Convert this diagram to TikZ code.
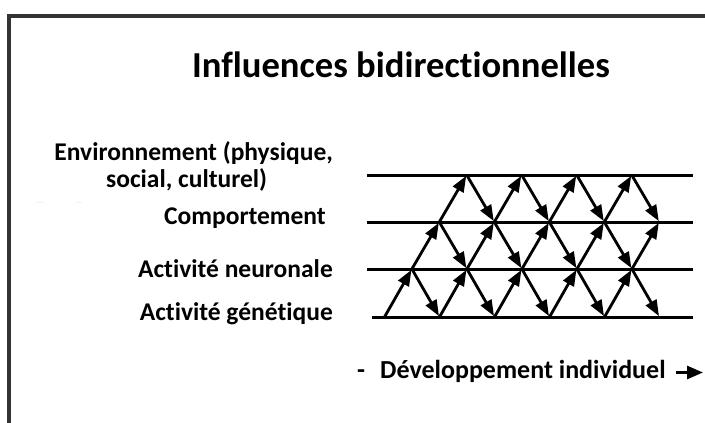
\documentclass[tikz,border=0pt]{standalone}
\usepackage{fontspec}
\setmainfont{Carlito}[Ligatures=NoCommon]
\usetikzlibrary{arrows.meta}
\begin{document}
\begin{tikzpicture}[x=1pt,y=-1pt,
  frameline/.style={line width=3.2pt,draw=black!80},
  hline/.style={line width=3pt},
  flowtip/.tip={Triangle[length=16pt,width=12pt]},
  flow/.style={line width=2.8pt,shorten >=1pt,-flowtip},
  lbl/.style={font=\bfseries\fontsize{25.5}{27}\selectfont,inner sep=0pt},
  dlbl/.style={font=\bfseries\fontsize{26}{30}\selectfont,inner sep=0pt},
  ttl/.style={font=\bfseries\fontsize{36.6}{40}\selectfont,inner sep=0pt}]
\useasboundingbox (0,0) rectangle (705,423);
% frame (cut at right and bottom)
\draw[frameline] (9,423) -- (9,16) -- (705,16);
% faint smudge
\draw[gray!10,line width=1pt] (36,202) -- (44,202) (76,202) -- (82,202);
% title
\node[ttl,anchor=base] (title) at (401,77) {Influences bidirectionnelles};
% labels
\node[lbl,anchor=base east,align=center] (env) at (333,187) {Environnement (physique,\\social, culturel)\hspace*{14pt}};
\node[lbl,anchor=base east] (comp) at (326,224) {Comportement};
\node[lbl,anchor=base east] (neur) at (333,277) {Activité neuronale};
\node[lbl,anchor=base east] (gen) at (333,320) {Activité génétique};
% horizontal lines
\coordinate (L3) at (367,175); \coordinate (R3) at (693,175);
\coordinate (L2) at (367,222); \coordinate (R2) at (693,222);
\coordinate (L1) at (367,269); \coordinate (R1) at (693,269);
\coordinate (L0) at (372,317); \coordinate (R0) at (693,317);
\draw[hline] (L0) -- (R0);
\draw[hline] (L1) -- (R1);
\draw[hline] (L2) -- (R2);
\draw[hline] (L3) -- (R3);
% lattice vertices v<row>-<col>
\foreach \r/\yy in {0/317,1/269,2/222,3/175}
  \foreach \c in {0,...,5}
    \coordinate (v\r-\c) at ({384.5+\r*27.4+\c*55},\yy);
% upward arrows
\foreach \c in {0,...,4} \draw[flow] (v0-\c) -- (v1-\c);
\foreach \c in {0,...,4} \draw[flow] (v1-\c) -- (v2-\c);
\foreach \c in {0,...,3} \draw[flow] (v2-\c) -- (v3-\c);
% downward arrows
\foreach \c [evaluate=\c as \n using int(\c+1)] in {0,...,3} \draw[flow] (v3-\c) -- (v2-\n);
\foreach \c [evaluate=\c as \n using int(\c+1)] in {0,...,3} \draw[flow] (v2-\c) -- (v1-\n);
\foreach \c [evaluate=\c as \n using int(\c+1)] in {0,...,4} \draw[flow] (v1-\c) -- (v0-\n);
% development axis
\node[dlbl,anchor=base] (dash) at (361,378) {-};
\node[dlbl,anchor=base west] (dev) at (380,378) {Développement individuel};
\coordinate (a0) at (676,372.5);
\coordinate (a1) at (703,372.5);
\draw[line width=2.8pt,-{Triangle[length=16pt,width=13pt]}] (a0) -- (a1);
\end{tikzpicture}
\end{document}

□ □ □ □

SET TASK >> Make an exact copy of the data, leaving its pictures out.

TASK OUTPUT >>
Convert this diagram to TikZ code.
\documentclass[tikz,border=0pt]{standalone}
\usepackage{fontspec}
\setmainfont{Carlito}[Ligatures=NoCommon]
\usetikzlibrary{arrows.meta}
\begin{document}
\begin{tikzpicture}[x=1pt,y=-1pt,
  frameline/.style={line width=3.2pt,draw=black!80},
  hline/.style={line width=3pt},
  flowtip/.tip={Triangle[length=16pt,width=12pt]},
  flow/.style={line width=2.8pt,shorten >=1pt,-flowtip},
  lbl/.style={font=\bfseries\fontsize{25.5}{27}\selectfont,inner sep=0pt},
  dlbl/.style={font=\bfseries\fontsize{26}{30}\selectfont,inner sep=0pt},
  ttl/.style={font=\bfseries\fontsize{36.6}{40}\selectfont,inner sep=0pt}]
\useasboundingbox (0,0) rectangle (705,423);
% frame (cut at right and bottom)
\draw[frameline] (9,423) -- (9,16) -- (705,16);
% faint smudge
\draw[gray!10,line width=1pt] (36,202) -- (44,202) (76,202) -- (82,202);
% title
\node[ttl,anchor=base] (title) at (401,77) {Influences bidirectionnelles};
% labels
\node[lbl,anchor=base east,align=center] (env) at (333,187) {Environnement (physique,\\social, culturel)\hspace*{14pt}};
\node[lbl,anchor=base east] (comp) at (326,224) {Comportement};
\node[lbl,anchor=base east] (neur) at (333,277) {Activité neuronale};
\node[lbl,anchor=base east] (gen) at (333,320) {Activité génétique};
% horizontal lines
\coordinate (L3) at (367,175); \coordinate (R3) at (693,175);
\coordinate (L2) at (367,222); \coordinate (R2) at (693,222);
\coordinate (L1) at (367,269); \coordinate (R1) at (693,269);
\coordinate (L0) at (372,317); \coordinate (R0) at (693,317);
\draw[hline] (L0) -- (R0);
\draw[hline] (L1) -- (R1);
\draw[hline] (L2) -- (R2);
\draw[hline] (L3) -- (R3);
% lattice vertices v<row>-<col>
\foreach \r/\yy in {0/317,1/269,2/222,3/175}
  \foreach \c in {0,...,5}
    \coordinate (v\r-\c) at ({384.5+\r*27.4+\c*55},\yy);
% upward arrows
\foreach \c in {0,...,4} \draw[flow] (v0-\c) -- (v1-\c);
\foreach \c in {0,...,4} \draw[flow] (v1-\c) -- (v2-\c);
\foreach \c in {0,...,3} \draw[flow] (v2-\c) -- (v3-\c);
% downward arrows
\foreach \c [evaluate=\c as \n using int(\c+1)] in {0,...,3} \draw[flow] (v3-\c) -- (v2-\n);
\foreach \c [evaluate=\c as \n using int(\c+1)] in {0,...,3} \draw[flow] (v2-\c) -- (v1-\n);
\foreach \c [evaluate=\c as \n using int(\c+1)] in {0,...,4} \draw[flow] (v1-\c) -- (v0-\n);
% development axis
\node[dlbl,anchor=base] (dash) at (361,378) {-};
\node[dlbl,anchor=base west] (dev) at (380,378) {Développement individuel};
\coordinate (a0) at (676,372.5);
\coordinate (a1) at (703,372.5);
\draw[line width=2.8pt,-{Triangle[length=16pt,width=13pt]}] (a0) -- (a1);
\end{tikzpicture}
\end{document}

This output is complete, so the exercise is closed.